Still unclear about his message, you sit in your car until the storm passes. The stars appear in what is now a deep black night sky. You open the car’s sunroof, staring at the stars and talking to Marcus, until you fall asleep. You wake up to the sound of a truck engine roaring next to your window. You look up and there is a large, handsome black man with a gun strapped to his belt. Your mind wonders what kind of danger you are in until you see he is a Border Patrolman. He asks you why you are parked at this gas station at 2:00 AM and after you explain – minus the part about your husband and his elemental messages – he escorts you to the next town where there is a 24-hour gas pump. You make it there, touched by this officer’s kindness, fill up with premium, and drive until you find a Motel 6, because Motel 6allows dogs.

It is 3:30 AM when you settle into your room. Finally, you pour yourself a small glass of sake, from the expensive bottle Marcus bought at Whole Foods, the same store where he discovered the soap that you bought him. You couldn’t possibly have known how much this bottle would come to mean to you, but you somehow had the foresight to bring it with you from LA to Texas. At last, after surviving the storm, surviving yourself, you raise your glass and say, “Love of my life, Happy Anniversary.”

You shut your eyes and pray that when you open them in the morning you will have a little less pain, a little more will to keep living. That you will keep remembering the man you love, and to keep appreciating what time you did have together, even if that time was cut short. You vow that you will keep celebrating what you had with him and what you still have without him. “Whatever else you want to tell me, Marcus,” you say, “I am here. I am listening.” And with that, you fall into a deep sleep. Wrapped in your husband’s bathrobe. With his scent. With him.

How – and Where – to Grieve, to Move Forward, to Start Anew

Can a place to grieve be too quiet? After three weeks of non-stop activity, travel, funerals, and hundreds of well-wishers imparting their condolences, I am back in Terlingua, Texas. Instead of being in the center of the funeral whirlwind, I am now surrounded only by nature, pure and silent — the Chisos Mountains, prickly pear cactus, and huge blue sky dotted with puffy clouds and blazing sun. I loved this place before. Before Marcus died. I loved my wide open big Texas space here having come directly out of the madness and density of Venice Beach, California. I loved my time alone to write, to read, to walk the dirt roads through the empty desert with my dogs.
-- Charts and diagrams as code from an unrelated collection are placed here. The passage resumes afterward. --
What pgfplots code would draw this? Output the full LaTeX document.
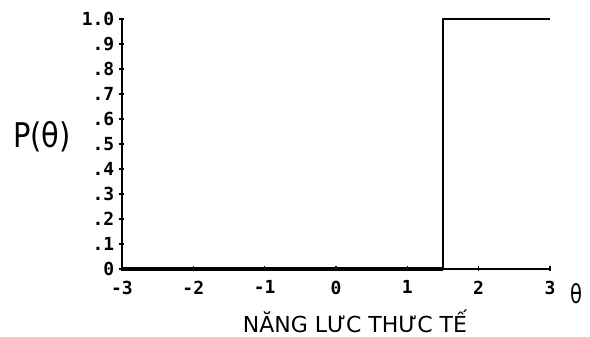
\documentclass[border=0pt]{standalone}
\usepackage{fontspec}
\setmainfont{DejaVu Sans}
\newfontfamily\tickfont{DejaVu Sans Mono}
\usepackage{graphicx}
\usepackage{pgfplots}
\pgfplotsset{compat=1.18}
\begin{document}
\begin{tikzpicture}
\useasboundingbox (-122pt,-68pt) rectangle (468pt,269pt);
\begin{axis}[
  scale only axis, width=428pt, height=250pt,
  at={(0pt,0pt)}, anchor=south west,
  xmin=-3, xmax=3, ymin=0, ymax=1,
  axis lines=left,
  axis line style={-, line width=2.5pt},
  xtick={-3,-2,-1,0,1,2,3},
  xticklabels={-3,-2,-1,0,1,2,3},
  ytick={0,0.1,0.2,0.3,0.4,0.5,0.6,0.7,0.8,0.9,1},
  yticklabels={0,.1,.2,.3,.4,.5,.6,.7,.8,.9,1.0},
  tick style={black, line width=1.5pt},
  major tick length=5pt,
  tick align=center,
  ticklabel style={font=\tickfont\bfseries\fontsize{18}{18}\selectfont, inner sep=1pt},
  xticklabel style={yshift=-8pt},
  yticklabel style={xshift=-4pt},
  clip=false,
]
\addplot[black, line width=4.5pt] coordinates {(-3,0) (1.5,0)};
\addplot[black, line width=2.2pt] coordinates {(1.5,0) (1.5,1) (3,1)};
\end{axis}
\node at (-80pt,132pt) {\scalebox{0.85}[1]{\fontsize{34}{34}\selectfont P(θ)}};
\node at (454pt,-25pt) {\scalebox{0.75}[1]{\fontsize{26}{26}\selectfont θ}};
\node[anchor=base, inner sep=0pt] at (233pt,-64pt) {\fontsize{22}{22}\selectfont NĂNG LƯC THƯC TẾ};
\end{tikzpicture}
\end{document}
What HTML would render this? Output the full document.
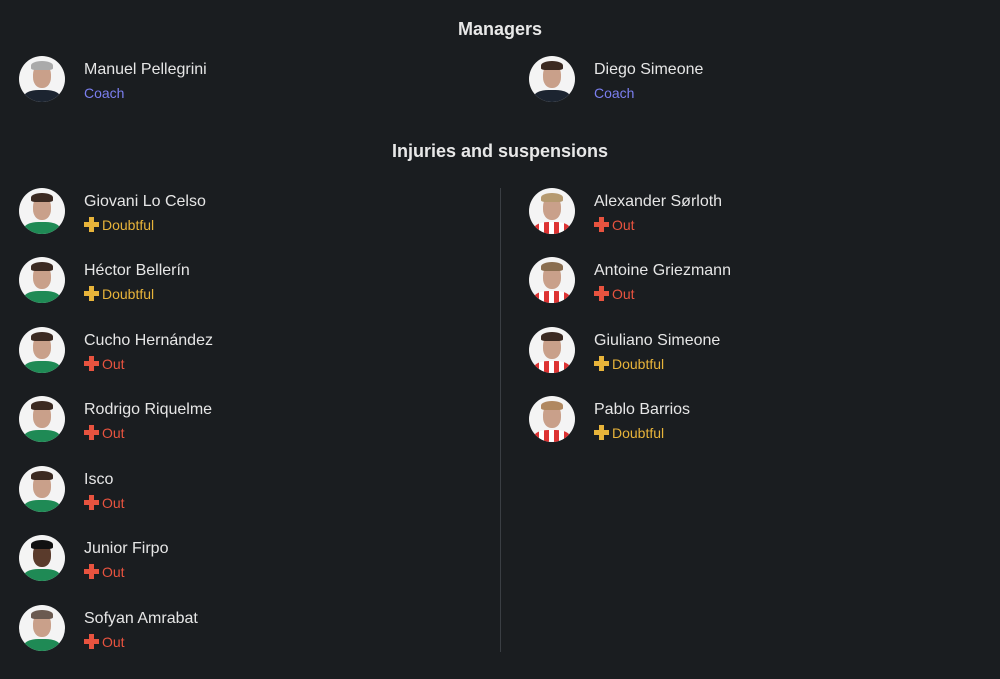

I loved my outhouse, the thunderstorms, the power outages, the local radio station that plays 3 songs in a row, the yoga classes in the old church, the afternoon dips in Terlingua Creek. I loved baking pies for La Posada Milagro’s coffee shop. I loved all this before Marcus left so suddenly and unexpectedly. Now the silence and solitude threaten to consume me, the void of humanity providing me with too much time alone in my head, too much room for thoughts of “what if” to take over.

WHAT IF if I had let Marcus come here to visit me in August like he had wanted to, had planned to? When my dad was here visiting he said repeatedly, “Marcus would love it here.” Yes, he would have. What if we hadn’t been filing for divorce? What if we could have worked out our differences, stayed married, had our happily ever after that we dreamed of, strived for? What if he hadn’t had to spend his Portland vacation moving our furniture and boxes into the storage lockers? What if he hadn’t ridden his bike 30 miles two days before he died? What if he had known his bicuspid aortic valve put him at high risk for a ruptured aorta and resulting death? What if he had learned that the persistent cough he’d had for several months might have been a warning sign? What if he was still alive, would we have signed the divorce papers or would we have at the last minute, like we did before, look at each other and say “What are we doing? We love each other. Let’s make this work.” What if, what if, WHAT IF… (Marcus’ last photo taken…after his 30 mile bike ride. Lake Oswego, OR)

Yes, I know these are not healthy, productive thoughts and that I cannot – should not — blame myself for his death. One friend was particularly direct about this: “You have an over-inflated opinion of yourself if you think you have some control over who lives or dies in this world!” he said. Ouch. Another said “There was nothing you could have done to prevent his death.” And yet another friend – actually more like four friends – said, “The decisions you made about Marcus were the right decisions at that time.” I am trying to believe what these friends are telling me is true. All I know right now is that no matter how much sadness and regret I feel, I cannot bring Marcus back, I cannot fix things. Or so I am trying to convince myself. But who am I kidding. I still want to fix things. I still want him to be here.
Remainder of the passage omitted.